**WHAT IS BEING ASKED**
Locate each line below that includes "this" and reproduce it.

**AVAILABLE DATA**
= = = = =

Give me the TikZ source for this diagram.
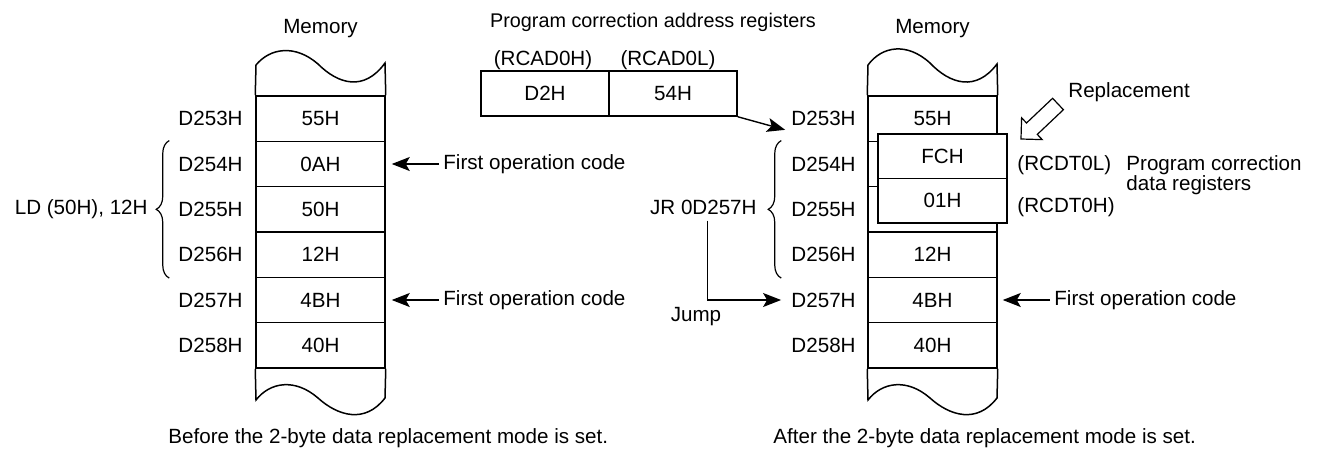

= = = = =

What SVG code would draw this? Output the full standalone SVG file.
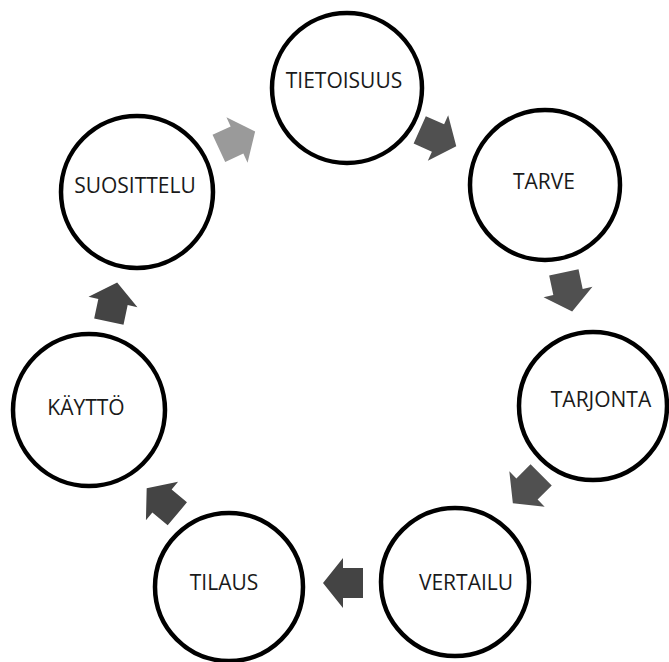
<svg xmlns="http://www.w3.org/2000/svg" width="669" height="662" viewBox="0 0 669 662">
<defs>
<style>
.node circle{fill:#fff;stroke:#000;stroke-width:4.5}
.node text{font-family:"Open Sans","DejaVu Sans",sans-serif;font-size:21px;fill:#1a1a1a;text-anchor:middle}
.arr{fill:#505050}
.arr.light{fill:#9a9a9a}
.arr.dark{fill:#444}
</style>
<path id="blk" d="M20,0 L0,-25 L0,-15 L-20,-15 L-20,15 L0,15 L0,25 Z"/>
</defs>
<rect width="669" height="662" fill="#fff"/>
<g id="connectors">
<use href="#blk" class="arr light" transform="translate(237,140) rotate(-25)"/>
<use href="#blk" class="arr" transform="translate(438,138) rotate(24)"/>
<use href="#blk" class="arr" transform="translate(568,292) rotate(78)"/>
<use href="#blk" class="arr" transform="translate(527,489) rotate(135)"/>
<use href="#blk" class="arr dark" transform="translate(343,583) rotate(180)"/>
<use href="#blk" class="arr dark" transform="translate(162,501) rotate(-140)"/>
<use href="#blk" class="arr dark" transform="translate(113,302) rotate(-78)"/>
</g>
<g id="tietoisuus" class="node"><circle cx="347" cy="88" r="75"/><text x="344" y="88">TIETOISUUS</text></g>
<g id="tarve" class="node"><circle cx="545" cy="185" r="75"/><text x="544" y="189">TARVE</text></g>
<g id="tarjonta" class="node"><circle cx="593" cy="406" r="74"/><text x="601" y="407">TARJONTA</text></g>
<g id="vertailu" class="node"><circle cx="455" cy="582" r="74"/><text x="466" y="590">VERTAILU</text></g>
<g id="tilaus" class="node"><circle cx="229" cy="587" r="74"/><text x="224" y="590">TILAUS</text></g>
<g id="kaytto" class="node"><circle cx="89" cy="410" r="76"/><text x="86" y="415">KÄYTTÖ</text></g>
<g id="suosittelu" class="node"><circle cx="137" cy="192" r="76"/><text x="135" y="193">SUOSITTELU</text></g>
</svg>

= = = = =

**SOLUTION TO THE EXERCISE**
Give me the TikZ source for this diagram.
What SVG code would draw this? Output the full standalone SVG file.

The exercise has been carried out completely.